こういう例外を出版物に認めていることには歴史的な背景があるのだが、それは何十年も前の時代の判断でその根拠はすでに失われている。現在、出版物を他の商品と区別するのはいろいろな意味で不適切である。

数年前に米国でAmazonが電子書籍市場を支配しようとしていたころ、Amazonと大手出版社の間でWholesaleモデルかAgencyモデルかの論争があり、出版社側が主張するAgencyモデルが原則AmazonやAppleで採用された。これに従ったのか日本でも基本的にAgencyモデルが採用されて、電子書籍の価格は紙媒体の書籍とおなじように出版社が決めている例が多い。一見出版社側が勝利したかに見られているが、これには本質的に重大な問題がある。

価格を支配するということはその市場の成長に責任があるということだ。

戦略的に価格をコントロールすることによって市場の成長とユーザーと自らの利益を最大化するための総合的な判断をする責任がある。それをメーカーと小売のどちらが行った方がいいのかということが歴史的に議論行されて、原則としてユーザーに近い小売が自由に価格を決めることがユーザーの利益となりひいては市場の成長につながるという判断がされた。

メーカーが小売価格を決めることによるもっとも大きな弊害は、メーカー同士で馴れ合い結果として商品の価格が高値安定してしまうことのほかに、ユーザーに密接していないメーカーではユーザーのニーズや他社との競争に応じた機敏な価格政策が取れないということだ。

出版物であろうと同じだ。書籍の鮮度、類似書籍との比較、人気の有無、または在庫の大きさなど様々な要因を考慮して小売(書店)が小売価格をきめるのが理想だ。こういうことを言うと出版社の方から「本と野菜や魚とをいっしょにするな」と言われるが、今日、一部の特殊な文化的価値を持つものを除いて、ほとんどの出版物は一般の商品と何も違いがない。とくに実用書や情報系のものなどはまさに野菜や魚と同じ生鮮商品といえる。それらの書籍は小売の前線である書店で毎日またはもっときめ細かい価格政策がされてもおかしくない商品だ。
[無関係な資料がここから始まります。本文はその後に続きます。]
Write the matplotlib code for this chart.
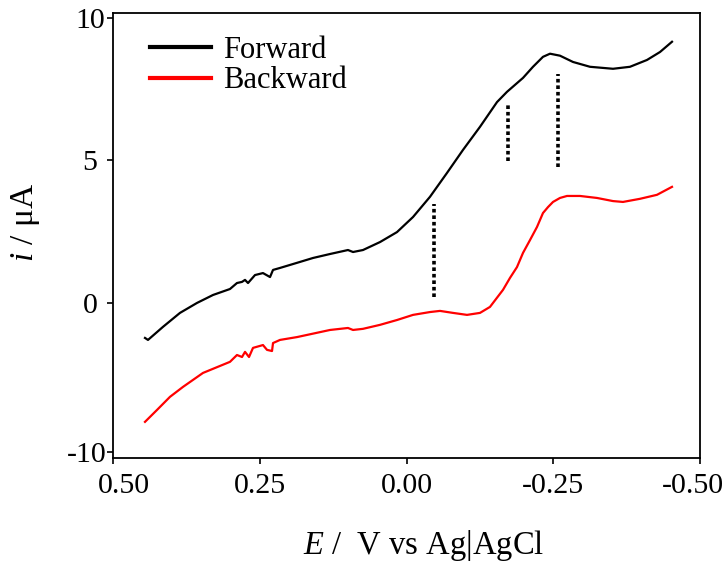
import matplotlib
matplotlib.use('Agg')
import matplotlib.pyplot as plt
import matplotlib.transforms as mtransforms

plt.rcParams['font.family'] = 'Liberation Serif'
plt.rcParams['mathtext.fontset'] = 'custom'
plt.rcParams['mathtext.rm'] = 'Liberation Serif'
plt.rcParams['mathtext.it'] = 'Liberation Serif:italic'

# forward scan (black)
fwd_E = [0.4455, 0.4404, 0.4148, 0.3859, 0.3569, 0.3296, 0.3007, 0.2888, 0.2802, 0.2751,
         0.2700, 0.2581, 0.2445, 0.2325, 0.2274, 0.2155, 0.1865, 0.1593, 0.1303, 0.0997,
         0.0911, 0.0741, 0.0451, 0.0162, -0.0111, -0.0400, -0.0690, -0.0963, -0.1252, -0.1542,
         -0.1712, -0.1985, -0.2155, -0.2325, -0.2445, -0.2615, -0.2836, -0.3126, -0.3518, -0.3807,
         -0.4097, -0.4319, -0.4523]
fwd_i = [-1.24, -1.31, -0.85, -0.36, -0.01, 0.27, 0.48, 0.69, 0.73, 0.80,
         0.69, 0.97, 1.04, 0.90, 1.15, 1.22, 1.40, 1.57, 1.71, 1.85,
         1.78, 1.85, 2.13, 2.48, 3.01, 3.72, 4.56, 5.37, 6.18, 7.05,
         7.41, 7.90, 8.29, 8.64, 8.75, 8.68, 8.46, 8.29, 8.22, 8.29,
         8.53, 8.81, 9.17]

# backward scan (red)
bwd_E = [0.4455, 0.4250, 0.4029, 0.3807, 0.3467, 0.3007, 0.2888, 0.2802, 0.2751, 0.2683,
         0.2615, 0.2445, 0.2376, 0.2291, 0.2274, 0.2155, 0.1865, 0.1303, 0.0997, 0.0911,
         0.0741, 0.0451, 0.0162, -0.0111, -0.0400, -0.0571, -0.0792, -0.1031, -0.1252, -0.1422,
         -0.1644, -0.1763, -0.1882, -0.1985, -0.2104, -0.2223, -0.2325, -0.2411, -0.2496, -0.2615,
         -0.2734, -0.2956, -0.3245, -0.3518, -0.3688, -0.3978, -0.4267, -0.4523]
bwd_i = [-4.19, -3.77, -3.31, -2.96, -2.47, -2.08, -1.84, -1.91, -1.73, -1.91,
         -1.59, -1.49, -1.66, -1.70, -1.42, -1.31, -1.21, -0.96, -0.89, -0.96,
         -0.92, -0.78, -0.61, -0.43, -0.33, -0.29, -0.36, -0.43, -0.36, -0.15,
         0.45, 0.87, 1.25, 1.75, 2.20, 2.66, 3.15, 3.36, 3.54, 3.68,
         3.75, 3.75, 3.68, 3.57, 3.54, 3.65, 3.79, 4.07]

# dotted markers (E, i_low, i_high)
mark_E = [-0.047, -0.173, -0.258]
mark_lo = [0.20, 4.98, 4.77]
mark_hi = [3.47, 6.97, 8.04]

xticks = [0.50, 0.25, 0.00, -0.25, -0.50]
xticklabels = ['0.50', '0.25', '0.00', '-0.25', '-0.50']
yticks = [10, 5, 0, -5.24]
yticklabels = ['10', '5', '0', '-10']

fig = plt.figure(figsize=(7.26, 5.65), dpi=100)
ax = fig.add_axes([113/726, 1 - 458/565, 587/726, 444.7/565])

ax.plot(fwd_E, fwd_i, color='black', lw=1.6, label='Forward', solid_joinstyle='round')
ax.plot(bwd_E, bwd_i, color='red', lw=1.6, label='Backward', solid_joinstyle='round')

for e, lo, hi in zip(mark_E, mark_lo, mark_hi):
    ax.plot([e, e], [lo, hi], color='black', lw=2.6, linestyle=(0, (1, 0.8)),
            dash_capstyle='butt')

ax.set_xlim(0.5, -0.5)
ax.set_ylim(-5.46, 10.17)
ax.set_xticks(xticks)
ax.set_xticklabels(xticklabels)
ax.set_yticks(yticks)
ax.set_yticklabels(yticklabels)
ax.tick_params(direction='out', length=4, width=1.2, labelsize=21.5)
ax.tick_params(axis='x', pad=7)
ax.tick_params(axis='y', pad=12.5)
for lab in ax.get_yticklabels():
    lab.set_ha('center')
for s in ax.spines.values():
    s.set_linewidth(1.3)

# edge tick labels sit a little inside, as in the original
xl = ax.get_xticklabels()
xl[0].set_transform(xl[0].get_transform() + mtransforms.ScaledTranslation(11/100, 0, fig.dpi_scale_trans))
xl[-1].set_transform(xl[-1].get_transform() + mtransforms.ScaledTranslation(-7/100, 0, fig.dpi_scale_trans))
yl = ax.get_yticklabels()
yl[-1].set_transform(yl[-1].get_transform() + mtransforms.ScaledTranslation(-3/100, 0, fig.dpi_scale_trans))

ax.set_xlabel(r'$E$ /  V vs Ag|AgCl', fontsize=23.5)
ax.xaxis.set_label_coords(0.529, -0.157)
ax.set_ylabel(r'$i$ / μA', fontsize=24)
ax.yaxis.set_label_coords(-0.121, 0.53)

leg = ax.legend(loc='upper left', bbox_to_anchor=(0.063, 0.950), frameon=False,
                fontsize=22, handlelength=2.0, handletextpad=0.4, labelspacing=0.06,
                borderpad=0, borderaxespad=0)
for h in leg.get_lines():
    h.set_linewidth(3)

fig.savefig('out.png', dpi=100)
果たして日本の出版社にそれができるのだろうか?Agencyモデルが採用されて日本の出版社は「これで紙とおなじように電子の価格も決められる」と一安心したことだろう。ここまではいい。問題はその出版社は歴史的に一度決めた価格を最後まで変えないという超例外的な商売が身に染みてしまっているために、書籍の価格を市場に合わせて変えるなどという考えが全くないということだ。

アメリカでは昔から書籍の価格を小売の段階で機敏に変えて売上利益の最大化をしてきた。電子書籍がAgencyモデルになって小売ではなく出版社がその責任を負うことになった今でも紙と電子が共存する市場で、むしろ積極的に価格をコントロールしながらビジネスの最大化を目指している。